» TASK STATEMENT
All entries are to be given again verbatim.

» DATASET RECORDS
- - - - - - -

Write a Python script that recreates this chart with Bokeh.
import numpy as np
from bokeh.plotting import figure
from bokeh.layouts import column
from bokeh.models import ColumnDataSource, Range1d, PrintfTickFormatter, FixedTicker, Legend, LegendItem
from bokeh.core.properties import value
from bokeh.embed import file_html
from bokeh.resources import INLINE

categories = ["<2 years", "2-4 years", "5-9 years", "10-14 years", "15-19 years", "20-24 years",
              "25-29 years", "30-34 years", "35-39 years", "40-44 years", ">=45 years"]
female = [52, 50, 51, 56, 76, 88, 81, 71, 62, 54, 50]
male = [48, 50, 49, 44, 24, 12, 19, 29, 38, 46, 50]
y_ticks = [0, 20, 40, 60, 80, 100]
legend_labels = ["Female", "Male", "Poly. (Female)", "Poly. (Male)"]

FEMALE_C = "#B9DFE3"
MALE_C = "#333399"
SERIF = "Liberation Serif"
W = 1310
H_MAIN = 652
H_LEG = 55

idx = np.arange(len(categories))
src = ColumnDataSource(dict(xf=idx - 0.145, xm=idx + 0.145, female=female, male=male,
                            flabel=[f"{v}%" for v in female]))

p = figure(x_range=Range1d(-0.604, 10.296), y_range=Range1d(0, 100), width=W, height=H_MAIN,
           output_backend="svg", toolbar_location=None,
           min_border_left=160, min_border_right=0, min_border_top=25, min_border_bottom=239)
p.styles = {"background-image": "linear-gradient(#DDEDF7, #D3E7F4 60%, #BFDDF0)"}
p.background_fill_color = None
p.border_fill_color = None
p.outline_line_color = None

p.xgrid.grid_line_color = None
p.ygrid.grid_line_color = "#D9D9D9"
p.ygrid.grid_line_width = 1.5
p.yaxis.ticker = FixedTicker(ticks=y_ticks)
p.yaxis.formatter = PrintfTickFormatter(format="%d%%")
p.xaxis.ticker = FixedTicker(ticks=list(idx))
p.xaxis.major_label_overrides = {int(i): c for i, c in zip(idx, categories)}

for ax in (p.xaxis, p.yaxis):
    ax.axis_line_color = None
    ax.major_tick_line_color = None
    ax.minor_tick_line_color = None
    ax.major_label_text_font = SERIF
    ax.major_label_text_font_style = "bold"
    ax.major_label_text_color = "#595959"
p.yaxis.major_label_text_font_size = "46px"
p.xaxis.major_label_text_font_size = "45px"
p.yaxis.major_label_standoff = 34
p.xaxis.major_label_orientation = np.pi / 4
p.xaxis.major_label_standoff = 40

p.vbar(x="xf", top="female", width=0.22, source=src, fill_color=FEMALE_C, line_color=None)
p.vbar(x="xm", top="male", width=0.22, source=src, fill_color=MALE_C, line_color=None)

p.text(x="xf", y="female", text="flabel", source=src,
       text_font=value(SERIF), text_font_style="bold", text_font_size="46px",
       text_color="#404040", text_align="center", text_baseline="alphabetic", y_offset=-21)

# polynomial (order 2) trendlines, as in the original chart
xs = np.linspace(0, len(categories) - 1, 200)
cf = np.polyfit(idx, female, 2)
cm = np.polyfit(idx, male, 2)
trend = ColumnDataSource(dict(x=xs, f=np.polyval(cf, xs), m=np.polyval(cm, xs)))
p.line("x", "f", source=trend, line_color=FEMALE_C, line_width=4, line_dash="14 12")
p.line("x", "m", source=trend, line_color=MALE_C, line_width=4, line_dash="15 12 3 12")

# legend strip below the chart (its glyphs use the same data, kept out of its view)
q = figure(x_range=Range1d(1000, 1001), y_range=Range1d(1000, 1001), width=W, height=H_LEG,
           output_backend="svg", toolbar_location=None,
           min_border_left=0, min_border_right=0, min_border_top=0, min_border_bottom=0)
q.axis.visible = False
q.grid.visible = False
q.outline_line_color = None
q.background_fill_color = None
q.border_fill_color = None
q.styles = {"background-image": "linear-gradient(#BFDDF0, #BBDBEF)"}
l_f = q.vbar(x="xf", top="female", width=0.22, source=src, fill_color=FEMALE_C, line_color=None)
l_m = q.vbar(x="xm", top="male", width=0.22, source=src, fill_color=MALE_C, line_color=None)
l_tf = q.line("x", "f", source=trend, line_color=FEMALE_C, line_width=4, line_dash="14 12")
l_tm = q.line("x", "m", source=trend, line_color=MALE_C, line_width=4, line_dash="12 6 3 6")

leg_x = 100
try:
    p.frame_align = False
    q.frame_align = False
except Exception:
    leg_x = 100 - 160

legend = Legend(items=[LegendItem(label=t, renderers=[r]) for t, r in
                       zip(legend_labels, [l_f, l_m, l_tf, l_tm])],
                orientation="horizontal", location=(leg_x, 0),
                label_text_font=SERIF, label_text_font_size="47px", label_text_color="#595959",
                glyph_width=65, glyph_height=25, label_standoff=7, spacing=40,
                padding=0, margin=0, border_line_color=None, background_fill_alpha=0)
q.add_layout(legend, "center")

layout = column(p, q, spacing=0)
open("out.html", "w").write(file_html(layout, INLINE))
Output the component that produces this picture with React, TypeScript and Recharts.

- - - - - - -

» CORRECT RESPONSE
Write a Python script that recreates this chart with Bokeh.
import numpy as np
from bokeh.plotting import figure
from bokeh.layouts import column
from bokeh.models import ColumnDataSource, Range1d, PrintfTickFormatter, FixedTicker, Legend, LegendItem
from bokeh.core.properties import value
from bokeh.embed import file_html
from bokeh.resources import INLINE

categories = ["<2 years", "2-4 years", "5-9 years", "10-14 years", "15-19 years", "20-24 years",
              "25-29 years", "30-34 years", "35-39 years", "40-44 years", ">=45 years"]
female = [52, 50, 51, 56, 76, 88, 81, 71, 62, 54, 50]
male = [48, 50, 49, 44, 24, 12, 19, 29, 38, 46, 50]
y_ticks = [0, 20, 40, 60, 80, 100]
legend_labels = ["Female", "Male", "Poly. (Female)", "Poly. (Male)"]

FEMALE_C = "#B9DFE3"
MALE_C = "#333399"
SERIF = "Liberation Serif"
W = 1310
H_MAIN = 652
H_LEG = 55

idx = np.arange(len(categories))
src = ColumnDataSource(dict(xf=idx - 0.145, xm=idx + 0.145, female=female, male=male,
                            flabel=[f"{v}%" for v in female]))

p = figure(x_range=Range1d(-0.604, 10.296), y_range=Range1d(0, 100), width=W, height=H_MAIN,
           output_backend="svg", toolbar_location=None,
           min_border_left=160, min_border_right=0, min_border_top=25, min_border_bottom=239)
p.styles = {"background-image": "linear-gradient(#DDEDF7, #D3E7F4 60%, #BFDDF0)"}
p.background_fill_color = None
p.border_fill_color = None
p.outline_line_color = None

p.xgrid.grid_line_color = None
p.ygrid.grid_line_color = "#D9D9D9"
p.ygrid.grid_line_width = 1.5
p.yaxis.ticker = FixedTicker(ticks=y_ticks)
p.yaxis.formatter = PrintfTickFormatter(format="%d%%")
p.xaxis.ticker = FixedTicker(ticks=list(idx))
p.xaxis.major_label_overrides = {int(i): c for i, c in zip(idx, categories)}

for ax in (p.xaxis, p.yaxis):
    ax.axis_line_color = None
    ax.major_tick_line_color = None
    ax.minor_tick_line_color = None
    ax.major_label_text_font = SERIF
    ax.major_label_text_font_style = "bold"
    ax.major_label_text_color = "#595959"
p.yaxis.major_label_text_font_size = "46px"
p.xaxis.major_label_text_font_size = "45px"
p.yaxis.major_label_standoff = 34
p.xaxis.major_label_orientation = np.pi / 4
p.xaxis.major_label_standoff = 40

p.vbar(x="xf", top="female", width=0.22, source=src, fill_color=FEMALE_C, line_color=None)
p.vbar(x="xm", top="male", width=0.22, source=src, fill_color=MALE_C, line_color=None)

p.text(x="xf", y="female", text="flabel", source=src,
       text_font=value(SERIF), text_font_style="bold", text_font_size="46px",
       text_color="#404040", text_align="center", text_baseline="alphabetic", y_offset=-21)

# polynomial (order 2) trendlines, as in the original chart
xs = np.linspace(0, len(categories) - 1, 200)
cf = np.polyfit(idx, female, 2)
cm = np.polyfit(idx, male, 2)
trend = ColumnDataSource(dict(x=xs, f=np.polyval(cf, xs), m=np.polyval(cm, xs)))
p.line("x", "f", source=trend, line_color=FEMALE_C, line_width=4, line_dash="14 12")
p.line("x", "m", source=trend, line_color=MALE_C, line_width=4, line_dash="15 12 3 12")

# legend strip below the chart (its glyphs use the same data, kept out of its view)
q = figure(x_range=Range1d(1000, 1001), y_range=Range1d(1000, 1001), width=W, height=H_LEG,
           output_backend="svg", toolbar_location=None,
           min_border_left=0, min_border_right=0, min_border_top=0, min_border_bottom=0)
q.axis.visible = False
q.grid.visible = False
q.outline_line_color = None
q.background_fill_color = None
q.border_fill_color = None
q.styles = {"background-image": "linear-gradient(#BFDDF0, #BBDBEF)"}
l_f = q.vbar(x="xf", top="female", width=0.22, source=src, fill_color=FEMALE_C, line_color=None)
l_m = q.vbar(x="xm", top="male", width=0.22, source=src, fill_color=MALE_C, line_color=None)
l_tf = q.line("x", "f", source=trend, line_color=FEMALE_C, line_width=4, line_dash="14 12")
l_tm = q.line("x", "m", source=trend, line_color=MALE_C, line_width=4, line_dash="12 6 3 6")

leg_x = 100
try:
    p.frame_align = False
    q.frame_align = False
except Exception:
    leg_x = 100 - 160

legend = Legend(items=[LegendItem(label=t, renderers=[r]) for t, r in
                       zip(legend_labels, [l_f, l_m, l_tf, l_tm])],
                orientation="horizontal", location=(leg_x, 0),
                label_text_font=SERIF, label_text_font_size="47px", label_text_color="#595959",
                glyph_width=65, glyph_height=25, label_standoff=7, spacing=40,
                padding=0, margin=0, border_line_color=None, background_fill_alpha=0)
q.add_layout(legend, "center")

layout = column(p, q, spacing=0)
open("out.html", "w").write(file_html(layout, INLINE))
Output the component that produces this picture with React, TypeScript and Recharts.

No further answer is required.